Bei Vorstellung in unserer Klinik zeigten sich eine Stand- und Gangunsicherheit, gesteigerte Reflexe der oberen Extremität sowie ataktische Zeigeversuche und eine moderate Einschränkung der Tiefensensibilität. Im MRT zeigten sich ausgedehnte Veränderungen des gesamten cerebralen Marklagers mit Einbeziehung der Kleinhirnstiele und ausgedehnter Atrophie des Balkens. Elektrophysiologisch ergaben sich ausgeprägte Latenzverzögerungen der AEP, der VEP und der MEP bei deutlicher Einschränkung der ipsilateralen Inhibition. Eindeutige Hinweise für eine Mitbeteiligung des zweiten Neurons ergaben sich nicht. Neuropsychologisch zeigten sich Einschränkungen der Merkfähigkeit, des logischen Denkvermögens sowie der Exekutivfunktionen und der Aufmerksamkeit.

Anamnestisch war bei der Mutter des Patienten im vierten Lebensjahrzehnt eine nie aufgeklärte Gangstörung und Wesensveränderung aufgefallen. Ein Bruder der Mutter war ebenfalls mit 68 Jahren an an einer unklaren neurologischen Erkrankung gestorben, das angefertigte CT hatte disseminierte Veränderungen der weißen Substanz gezeigt.

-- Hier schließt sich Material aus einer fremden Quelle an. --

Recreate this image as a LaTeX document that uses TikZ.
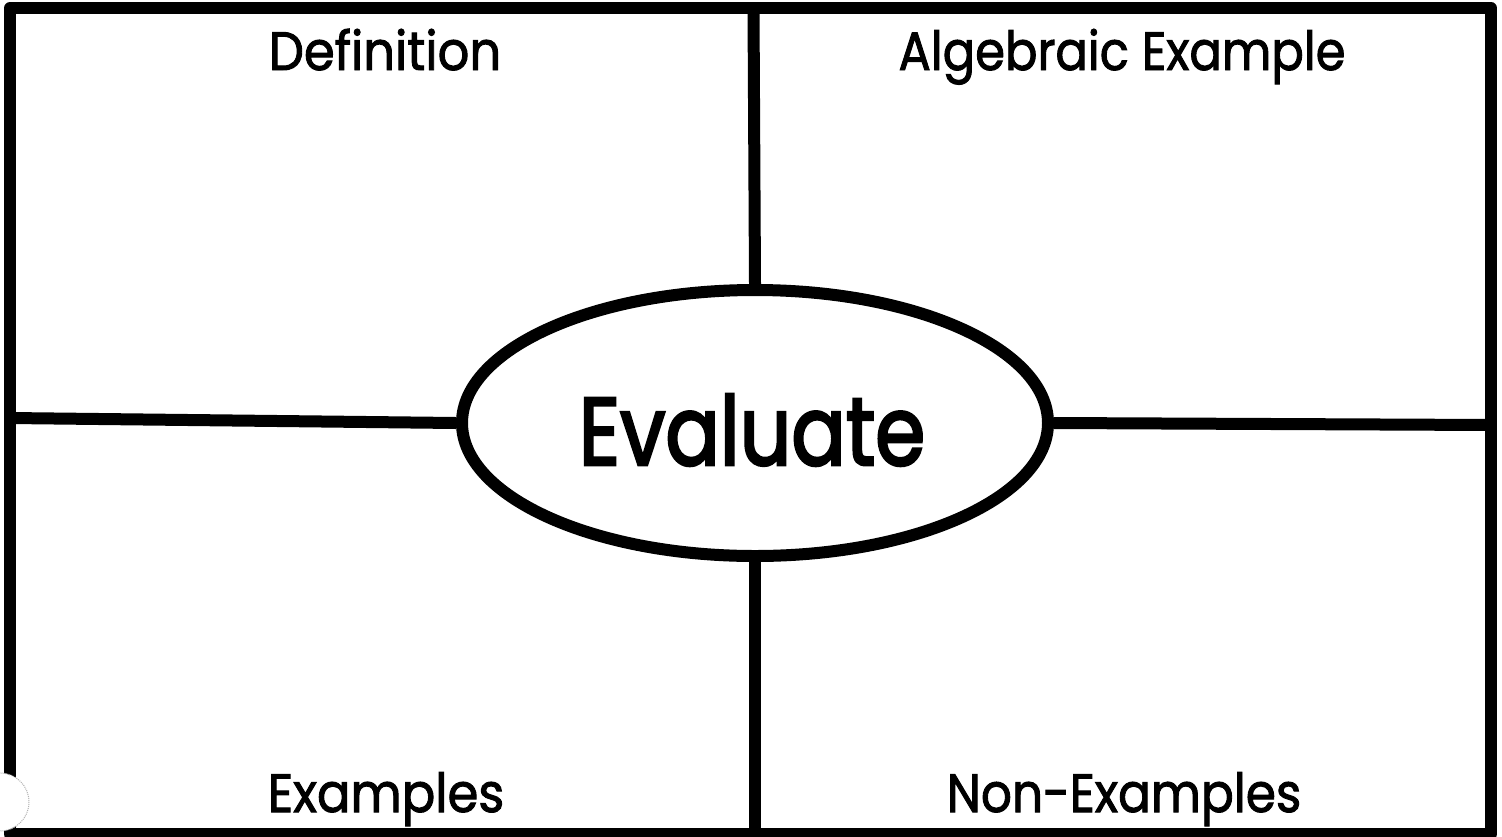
\documentclass[tikz,border=0pt]{standalone}
\usepackage{fontspec}
\setmainfont{Poppins}
\newfontfamily\labfont[FakeBold=1.8]{Poppins}
\newfontfamily\bigfont[FakeBold=3]{Poppins}
\usetikzlibrary{shapes.geometric}
\begin{document}
\begin{tikzpicture}[x=1pt,y=-1pt,
  frame/.style={line width=12pt,black},
  label/.style={font=\labfont\fontsize{54}{60}\selectfont,anchor=base,inner sep=0pt},
  oval/.style={ellipse,draw,line width=12pt,minimum width=586pt,minimum height=266pt,inner sep=0pt,fill=white}]
\useasboundingbox (0,0) rectangle (1502,836);
\fill[white] (0,0) rectangle (1502,836);
% outer frame
\coordinate (tl) at (10,8);
\coordinate (tr) at (1491,8);
\coordinate (br) at (1491,834);
\coordinate (bl) at (10,834);
\draw[frame,line join=round] (tl) -- (tr) -- (br) -- (bl) -- cycle;
% centre oval
\node[oval] (ev) at (755,423) {};
\node[font=\bigfont\fontsize{96}{100}\selectfont,inner sep=0pt,anchor=base] (evt) at (752,465) {\scalebox{0.84}[1]{Evaluate}};
% dividers
\coordinate (lt) at (10,418);
\coordinate (rt) at (1491,425);
\coordinate (tp) at (753.5,8);
\coordinate (bt) at (755,834);
\draw[frame] (lt) -- (ev.west);
\draw[frame] (ev.east) -- (rt);
\draw[frame] (tp) -- (ev.north);
\draw[frame] (ev.south) -- (bt);
% labels
\node[label] (def) at (385,70) {\scalebox{0.92}[1]{Definition}};
\node[label] (alg) at (1122,70) {\scalebox{0.89}[1]{Algebraic Example}};
\node[label] (exa) at (386,812) {\scalebox{0.92}[1]{Examples}};
\node[label] (non) at (1124,812) {\scalebox{0.9}[1]{Non-Examples}};
% hole punch
\fill[white] (0,802) circle (29);
\draw[gray!60,densely dotted,line width=1pt] (0,802) circle (29);
\end{tikzpicture}
\end{document}
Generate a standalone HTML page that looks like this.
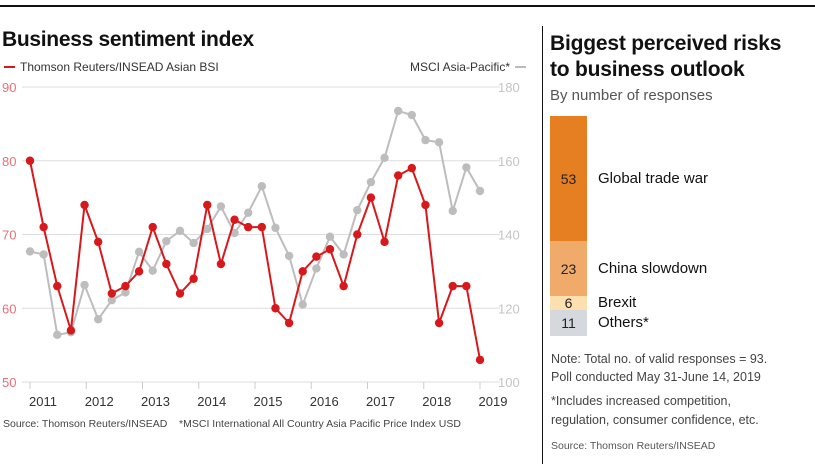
<!DOCTYPE html>
<html><head><meta charset="utf-8"><style>
body{margin:0;width:815px;height:476px;background:#fff;font-family:"Liberation Sans",sans-serif;overflow:hidden;position:relative}
.abs{position:absolute}
</style></head><body>
<div class="abs" style="left:0;top:5px;width:815px;height:2px;background:#111"></div>
<div class="abs" style="left:2px;top:28px;font-size:21px;font-weight:bold;color:#111;letter-spacing:-0.3px">Business sentiment index</div>
<svg class="abs" style="left:0;top:0" width="540" height="476">
<g id="grid"></g><g id="series"></g>
<line x1="4" y1="67" x2="15" y2="67" stroke="#d7191c" stroke-width="2"/>
<text x="20" y="71" font-size="12" fill="#333">Thomson Reuters/INSEAD Asian BSI</text>
<text x="510" y="71" font-size="12" fill="#333" text-anchor="end">MSCI Asia-Pacific*</text>
<line x1="515" y1="67" x2="526" y2="67" stroke="#bbb" stroke-width="2"/>
<text x="3" y="427" font-size="10.5" fill="#444">Source: Thomson Reuters/INSEAD &#160;&#160;&#160;*MSCI International All Country Asia Pacific Price Index USD</text>
</svg>
<div class="abs" style="left:542px;top:26px;width:1px;height:438px;background:#111"></div>
<div class="abs" style="left:550px;top:31px;font-size:21px;font-weight:bold;line-height:26px;color:#111;letter-spacing:-0.2px">Biggest perceived risks<br>to business outlook</div>
<div class="abs" style="left:550px;top:87px;font-size:15px;color:#555">By number of responses</div>
<div id="bars"></div>
<div class="abs" style="left:551px;top:350px;font-size:12.5px;line-height:18px;color:#444">Note: Total no. of valid responses = 93.<br>Poll conducted May 31-June 14, 2019</div>
<div class="abs" style="left:551px;top:392px;font-size:12.5px;line-height:19px;color:#444">*Includes increased competition,<br>regulation, consumer confidence, etc.</div>
<div class="abs" style="left:551px;top:440px;font-size:10.5px;color:#555">Source: Thomson Reuters/INSEAD</div>
<script>
const bsi=[80,71,63,57,74,69,62,63,65,71,66,62,64,74,66,72,71,71,60,58,65,67,68,63,70,75,69,78,79,74,58,63,63,53];
const msci=[135.4,134.6,112.8,113.5,126.3,117,122.2,124.3,135.3,130.2,138.2,141,137.7,141.5,147.6,140.4,145.9,153.1,141.8,134.2,121,130.8,139.4,134.6,146.6,154.2,160.8,173.5,172.4,165.6,165,146.4,158.2,151.8];
const leftTicks=[50,60,70,80,90];
const rightTicks=[100,120,140,160,180];
const years=[2011,2012,2013,2014,2015,2016,2017,2018,2019];
const riskLabels=["Global trade war","China slowdown","Brexit","Others*"];
const riskValues=[53,23,6,11];
const NS="http://www.w3.org/2000/svg";
const yL=v=>382-(v-50)*7.375, yR=v=>382-(v-100)*3.6875;
const xI=i=>30+i*(450/(bsi.length-1)), xY=y=>30+(y-2011)*56.25;
function mk(t,a,p){const e=document.createElementNS(NS,t);for(const k in a)e.setAttribute(k,a[k]);p.appendChild(e);return e;}
const g=document.getElementById('grid'), s=document.getElementById('series');
leftTicks.forEach((v,i)=>{
 const l=mk('line',{x1:22,x2:500,y1:yL(v),y2:yL(v),stroke:'#ddd','stroke-width':1},g);
 
 
 const t=mk('text',{x:2,y:yL(v)+5,'font-size':13,fill:'#e8707a'},g);t.textContent=v;
 
 
 const r=rightTicks[i];
 const t2=mk('text',{x:498,y:yR(r)+5,'font-size':13,fill:'#c4c4c4'},g);t2.textContent=r;
 
 
});
years.forEach(y=>{
 const l=mk('line',{x1:xY(y),x2:xY(y),y1:382,y2:389,stroke:'#ccc'},g);
 
 
 const t=mk('text',{x:xY(y)+13,y:406,'font-size':13,fill:'#333','text-anchor':'middle'},g);t.textContent=y;
 
 
});
function series(data,yf,col,name){
 const pl=mk('polyline',{points:data.map((v,i)=>xI(i)+','+yf(v)).join(' '),fill:'none',stroke:col,'stroke-width':2},s);
 
 
 data.forEach((v,i)=>{const c=mk('circle',{cx:xI(i),cy:yf(v),r:4.2,fill:col},s);
 
 });
}
series(msci,yR,'#bdbdbd','msci');
series(bsi,yL,'#d7191c','bsi');
const colors=['#e67e22','#f0ab6b','#fde0b0','#d5d8dc'];
const tot=riskValues.reduce((a,b)=>a+b,0), H=220;
let curY=116;const bw=document.getElementById('bars');
riskValues.forEach((v,i)=>{
 const h=v/tot*H;
 const d=document.createElement('div');d.className='abs';
 d.style.cssText=`left:550px;top:${curY}px;width:37px;height:${h}px;background:${colors[i]};`;
 
 
 bw.appendChild(d);
 const n=document.createElement('div');n.className='abs';
 n.style.cssText=`left:550px;width:37px;text-align:center;top:${curY+h/2-9}px;font-size:14px;color:#222;line-height:18px`;
 n.textContent=v;
 
 
 bw.appendChild(n);
 const lb=document.createElement('div');lb.className='abs';
 lb.style.cssText=`left:598px;top:${curY+h/2-10}px;font-size:15px;color:#111;line-height:20px;white-space:nowrap`;
 lb.textContent=riskLabels[i];
 
 
 bw.appendChild(lb);
 curY+=h;
});
</script>
</body></html>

In der Zusammenschau sprechen die dargestellten Befunde am ehesten für das Vorliegen einer Leukodystrophie im Erwachsenenalter. Die eingeleitete biochemische und molekularbiologische Diagnostik führte unter anderem zum Ausschluss eines M. Krabbe und einer Metachromatischen Leukodystrophie. Die Untersuchung einer Muskelbiopsie des Patienten ergab keine spezifischen pathologischen Befunde, im Sinne einer Mitochondriopathie.

Das frühe Auftreten vegetativer Störungen im Zusammenhang mit dem MR-morphologischen Befallsmuster lenkt den Verdacht in Richtung auf das Vorliegen der extrem seltenen und erstmals von Eldridge et al. an einer irischen Familie beschriebenen „Autosomal Dominanten Leukodystrophie“ (ADLD), für die 2007 von Padiath et al. ein zugrunde liegender genetischer Defekt gesichert werden konnte. Die genetische Diagnostik im beschriebenen Fall steht gegenwärtig kurz vor dem Abschluss.